Notice that the same data is plotted as before, but the message your eyes see is slightly different. You see the black circle and how it compares to the red circle. Since the red circle has twice the radius of the black circle, it has four times the area. If you’re like me, you see the comparison of the areas of the circles – not their radii. So, if you don’t force your brain to do a little sqare-rooting on the fly, the plot appears to say that the second loudspeaker is four times better overall, which is not what the data says. This is basically where I’m headed…
Now let’s look at the “results” for the other two loudspeakers, whose data was a little more varied. These are displayed in the bar graph and spider plots below.

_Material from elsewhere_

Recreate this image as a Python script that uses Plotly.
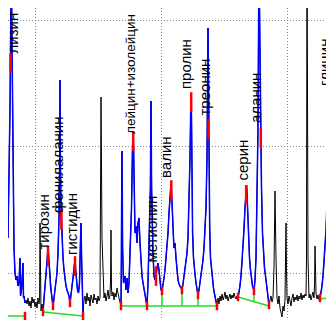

This time, at first glance, things look a little more “normal” but look carefully, particularly at the results for categories 9 and 10. The same problem (of a spider plot showing the square of the results) happens again here. The big area between the red points and the black points for 9 and 10 exaggerates the difference in the actual data, which are better displayed in the bar graph. One way to think of this is that the “slice of the pie” gets bigger in area as you go further out from the centre of the circle. The figure below shows the way my brain interprets the plot.

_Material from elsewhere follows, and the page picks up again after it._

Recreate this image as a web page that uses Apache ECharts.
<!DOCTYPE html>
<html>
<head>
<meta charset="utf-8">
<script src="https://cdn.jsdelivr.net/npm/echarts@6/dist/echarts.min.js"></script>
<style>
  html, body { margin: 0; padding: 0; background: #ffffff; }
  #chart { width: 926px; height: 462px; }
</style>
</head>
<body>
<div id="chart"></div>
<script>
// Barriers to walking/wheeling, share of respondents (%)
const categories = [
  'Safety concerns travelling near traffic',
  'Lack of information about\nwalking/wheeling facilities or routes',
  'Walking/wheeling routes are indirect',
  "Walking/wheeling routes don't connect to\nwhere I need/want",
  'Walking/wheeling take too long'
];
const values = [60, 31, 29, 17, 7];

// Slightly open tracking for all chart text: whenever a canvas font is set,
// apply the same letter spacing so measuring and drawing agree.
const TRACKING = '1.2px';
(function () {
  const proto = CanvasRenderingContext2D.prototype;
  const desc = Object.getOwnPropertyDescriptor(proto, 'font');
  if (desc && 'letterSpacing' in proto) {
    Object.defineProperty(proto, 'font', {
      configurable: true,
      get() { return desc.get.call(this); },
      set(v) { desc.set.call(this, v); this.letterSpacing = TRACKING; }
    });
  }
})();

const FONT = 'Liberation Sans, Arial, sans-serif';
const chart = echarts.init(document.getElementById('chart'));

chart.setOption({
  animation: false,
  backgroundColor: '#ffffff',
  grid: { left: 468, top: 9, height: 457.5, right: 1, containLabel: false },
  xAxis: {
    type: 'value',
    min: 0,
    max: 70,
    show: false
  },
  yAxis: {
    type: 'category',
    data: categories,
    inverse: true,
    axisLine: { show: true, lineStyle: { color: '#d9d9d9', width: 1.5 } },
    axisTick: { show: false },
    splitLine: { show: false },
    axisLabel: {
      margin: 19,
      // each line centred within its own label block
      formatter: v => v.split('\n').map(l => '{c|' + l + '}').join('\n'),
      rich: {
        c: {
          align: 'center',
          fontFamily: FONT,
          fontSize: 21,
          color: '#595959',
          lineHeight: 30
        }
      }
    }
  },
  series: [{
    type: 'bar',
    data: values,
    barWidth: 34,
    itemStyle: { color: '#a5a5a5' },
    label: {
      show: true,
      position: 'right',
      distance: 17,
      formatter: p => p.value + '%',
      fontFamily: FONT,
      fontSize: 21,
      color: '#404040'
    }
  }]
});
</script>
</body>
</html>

Of course, if the data were for the same for all attributes for both speakers except for one attribute where one loudspeaker got a score of 100 and the other got a 50 (so you would just see a spike at one angle on the plot), then the spider plot would come very close to representing the data correctly. But this is because, with those weird collection of numbers, you come close to eliminating area in the plot – and it just becomes what most people call a “compass plot” which is something different.
The conclusion
As the title says, my conclusion is that a spider plot mis-represents differences in data because they show us something that it more like the square of the difference rather than the difference itself. To be fair, its representation approaches the square of the difference as all of the values for a given product become more equal (as I showed in the first spider plot with the two circles, above).
Personally, I prefer to have graphs that show me the results – not a weird scaling of the results – which is why I hate looking at spider plots.
Mostly, however, it’s because I’m too lazy to do square roots in my head.